Traverse Cutters. With large tonnages, samples taken from conveyors can represent large quantities of material that need to be further reduced. With the action shown in Fig. 4(a) and 4(b), uniform increments are withdrawn to give a representative sample, but with the action shown in Fig. 4(c), a biased sample results if the inner and outer arcs of the container are significantly different and the powder is segregated horizontally on the belt.

Fig. 4 Traversing cutters. (a) Straight path action, in line. (b) Cross line. (c) Oscillating or swinging arc path

Often, a traversing cutter is used as a primary sampler, and the extracted sample is further cut into a convenient quantity by a secondary sampling device.
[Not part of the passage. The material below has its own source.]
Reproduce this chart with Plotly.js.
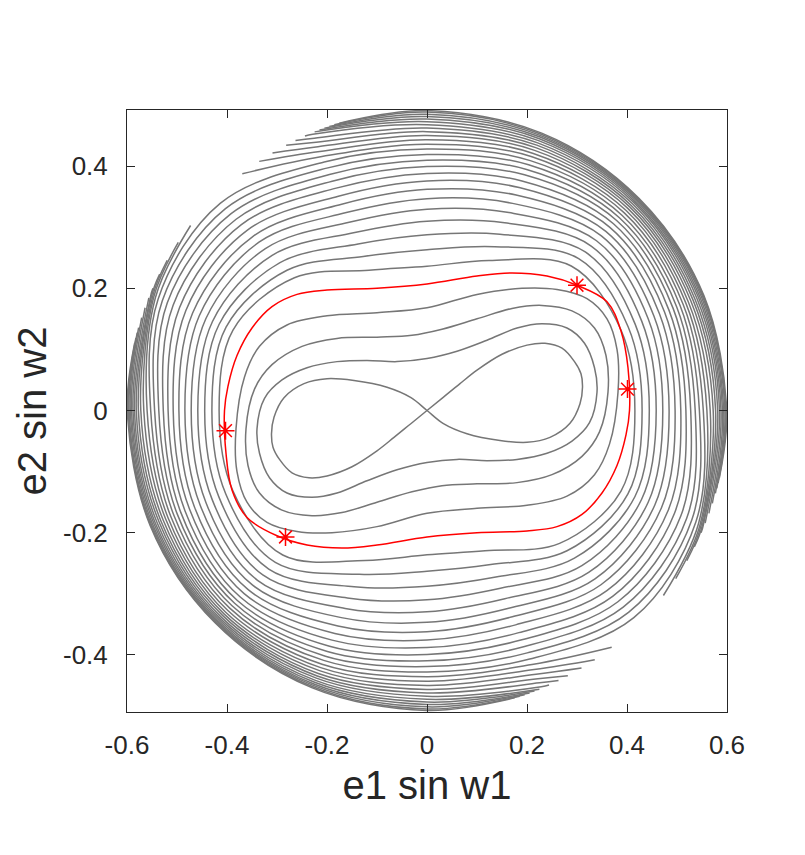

The secondary sampler must also conform with the golden rules of sampling.

A traversing cutter is satisfactory for many applications, but it has limitations that restrict its use:

• Although a traversing cutter is comparatively readily designed into a new plant, it is frequently difficult and expensive to retrofit an existing plant because of the space requirements.

• The quantity of sample obtained is proportional to product flow rate, and this can be inconvenient when the plant flow rate is subject to wide variations. On the other hand, where the daily average of a plant is required, this is a necessary condition.

• It is difficult to enclose the sampler to the extent required to prevent the escape of dust and fumes when handling dusty powders.

Sampling Dusty Material. Figure 5 shows a sampler designed to sample a dusty material, sampling taking place only on the return stroke. This is suitable provided that the trough extends the whole length of the stream and does not overfill. The radial cutter or Vezin sampler shown in Fig. 6 is suitable for sample reduction. These samples vary in size from a 15 cm laboratory unit to a 152 cm commercial unit.

Fig. 5 Full-stream trough sampler

Fig. 6 Schematic of a primary and secondary system based on Denver Equipment Company's type C and Vezin samplers

Diverter Valve Sampler. The diverter valve shown in Fig. 7 is suitable for online intermittent sampling when there is limited head room. It can also be operated manually.